___ Records to process

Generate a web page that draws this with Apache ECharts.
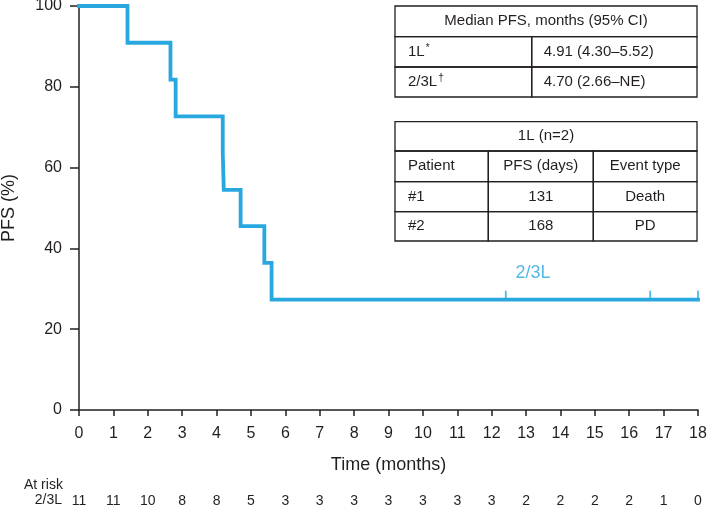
<!DOCTYPE html>
<html>
<head>
<meta charset="utf-8">
<script src="https://cdn.jsdelivr.net/npm/echarts@6/dist/echarts.min.js"></script>
<style>
html,body{margin:0;padding:0;background:#fff;}
#chart{width:709px;height:510px;}
</style>
</head>
<body>
<div id="chart"></div>
<script>
// ---- data ----
var kmTimes  = [0, 1.41, 2.66, 2.81, 4.18, 4.21, 4.70, 5.39, 5.60, 18];
var kmValues = [100, 90.9, 81.8, 72.7, 63.6, 54.5, 45.5, 36.4, 27.3, 27.3];
var censorTimes  = [12.41, 16.61, 18];
var censorValues = [27.3, 27.3, 27.3];
var xTicks = [0,1,2,3,4,5,6,7,8,9,10,11,12,13,14,15,16,17,18];
var atRisk = [11,11,10,8,8,5,3,3,3,3,3,3,3,2,2,2,2,1,0];
var seriesLabel = '2/3L';
var seriesLabelPos = [13.2, 33.9];
var medianHeader = 'Median PFS, months (95% CI)';
var medianRows = [['1L', '*', '4.91 (4.30\u20135.52)'], ['2/3L', '\u2020', '4.70 (2.66\u2013NE)']];
var patientHeader = '1L (n=2)';
var patientCols = ['Patient', 'PFS (days)', 'Event type'];
var patientRows = [['#1', '131', 'Death'], ['#2', '168', 'PD']];

var blue = '#29A8DF';
var ink = '#231F20';
var font = '"Liberation Sans", Arial, Helvetica, sans-serif';

var chart = echarts.init(document.getElementById('chart'), null, {renderer: 'canvas'});

function cell(x, y, w, h) {
  return {type: 'rect', shape: {x: x, y: y, width: w, height: h},
    style: {fill: 'none', stroke: ink, lineWidth: 1.3}, silent: true};
}
function txt(x, y, s, align, rich) {
  var o = {type: 'text', x: x, y: y, silent: true,
    style: {text: s, fill: ink, font: '15px ' + font, textAlign: align || 'left', textVerticalAlign: 'middle'}};
  if (rich) { o.style.rich = rich; }
  return o;
}
var supRich = {
  b: {fontSize: 15, fontFamily: font, color: ink},
  s: {fontSize: 10, fontFamily: font, color: ink, padding: [0, 0, 7, 1]}
};

var gfx = [];
// table 1
var T1 = {x: 395, y: 6, w: 302, c1: 136.7, rh: [30.7, 30.3, 30]};
gfx.push(cell(T1.x, T1.y, T1.w, T1.rh[0]));
gfx.push(txt(T1.x + T1.w / 2, T1.y + T1.rh[0] / 2, medianHeader, 'center'));
var yy = T1.y + T1.rh[0];
medianRows.forEach(function (r, i) {
  var h = T1.rh[i + 1];
  gfx.push(cell(T1.x, yy, T1.c1, h));
  gfx.push(cell(T1.x + T1.c1, yy, T1.w - T1.c1, h));
  gfx.push(txt(T1.x + 13, yy + h / 2, '{b|' + r[0] + '}{s|' + r[1] + '}', 'left', supRich));
  gfx.push(txt(T1.x + T1.c1 + 12, yy + h / 2, r[2], 'left'));
  yy += h;
});
// table 2
var T2 = {x: 395, y: 121.7, w: 302, cols: [93.3, 105, 103.7], rh: [29.3, 30.7, 30, 29.3]};
gfx.push(cell(T2.x, T2.y, T2.w, T2.rh[0]));
gfx.push(txt(T2.x + T2.w / 2, T2.y + T2.rh[0] / 2, patientHeader, 'center'));
var rows2 = [patientCols].concat(patientRows);
yy = T2.y + T2.rh[0];
rows2.forEach(function (r, i) {
  var h = T2.rh[i + 1];
  var xx = T2.x;
  r.forEach(function (v, j) {
    var w = T2.cols[j];
    gfx.push(cell(xx, yy, w, h));
    if (j === 0) gfx.push(txt(xx + 13, yy + h / 2, v, 'left'));
    else gfx.push(txt(xx + w / 2, yy + h / 2, v, 'center'));
    xx += w;
  });
  yy += h;
});
// at risk titles
gfx.push({type: 'text', x: 24, y: 485, silent: true,
  style: {text: 'At risk', fill: ink, font: '14px ' + font, textAlign: 'left', textVerticalAlign: 'middle'}});
gfx.push({type: 'text', x: 62, y: 500, silent: true,
  style: {text: '2/3L', fill: ink, font: '14px ' + font, textAlign: 'right', textVerticalAlign: 'middle'}});

var option = {
  animation: false,
  backgroundColor: '#fff',
  textStyle: {fontFamily: font},
  grid: {left: 79, right: 11, top: 6, bottom: 100, containLabel: false, outerBoundsMode: 'none'},
  xAxis: [{
    type: 'value', min: 0, max: 18, interval: 1,
    name: 'Time (months)', nameLocation: 'middle', nameGap: 46,
    nameTextStyle: {fontSize: 18, color: ink, fontFamily: font},
    axisLine: {show: true, lineStyle: {color: ink, width: 1.5}},
    axisTick: {show: true, length: 6, lineStyle: {color: ink, width: 1.5}},
    axisLabel: {fontSize: 16, color: ink, margin: 16, fontFamily: font},
    splitLine: {show: false}
  }, {
    type: 'value', min: 0, max: 18, interval: 1, position: 'bottom', offset: 82,
    axisLine: {show: false}, axisTick: {show: false}, splitLine: {show: false},
    axisLabel: {fontSize: 14, color: ink, margin: 2, fontFamily: font,
      formatter: function (v) { var i = xTicks.indexOf(v); return i >= 0 ? String(atRisk[i]) : ''; }}
  }],
  yAxis: {
    type: 'value', min: 0, max: 100, interval: 20,
    name: 'PFS (%)', nameLocation: 'middle', nameGap: 61, nameRotate: 90,
    nameTextStyle: {fontSize: 18, color: ink, fontFamily: font},
    axisLine: {show: true, lineStyle: {color: ink, width: 1.5}},
    axisTick: {show: true, length: 9, lineStyle: {color: ink, width: 1.5}},
    axisLabel: {fontSize: 16, color: ink, margin: 17, fontFamily: font},
    splitLine: {show: false}
  },
  series: [{
    type: 'line', step: 'end', symbol: 'none', silent: true,
    data: kmTimes.map(function (t, i) { return [t, kmValues[i]]; }),
    lineStyle: {color: blue, width: 3.8, cap: 'square', join: 'miter'},
    z: 5
  }, {
    type: 'scatter', symbol: 'rect', symbolSize: [1.8, 9], symbolOffset: [0, -4.5], silent: true,
    data: censorTimes.map(function (t, i) { return [t, censorValues[i]]; }),
    itemStyle: {color: blue}, z: 6
  }, {
    type: 'scatter', symbolSize: 0, silent: true,
    data: [seriesLabelPos],
    label: {show: true, position: 'inside', formatter: seriesLabel, fontSize: 18, color: blue, fontFamily: font},
    z: 6
  }],
  graphic: gfx
};
chart.setOption(option);
</script>
</body>
</html>
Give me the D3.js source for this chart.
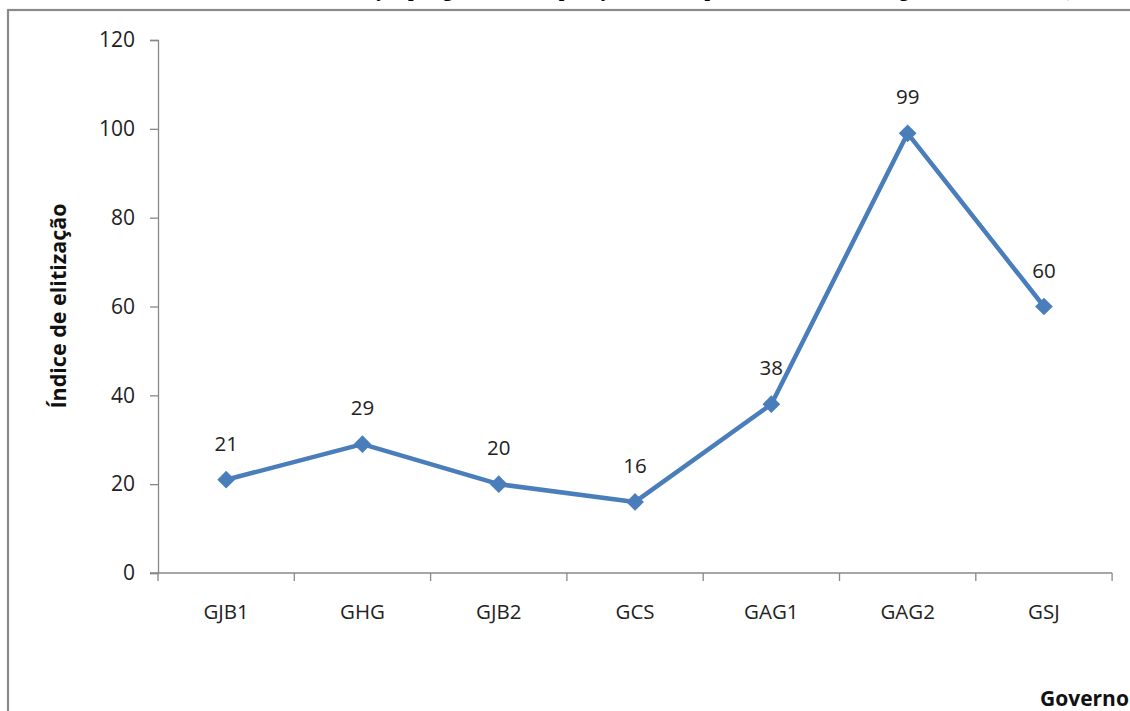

______

(Direction):
Gather each line in these records that contains the string "this".

(Expected output):
Generate a web page that draws this with Apache ECharts.
Give me the D3.js source for this chart.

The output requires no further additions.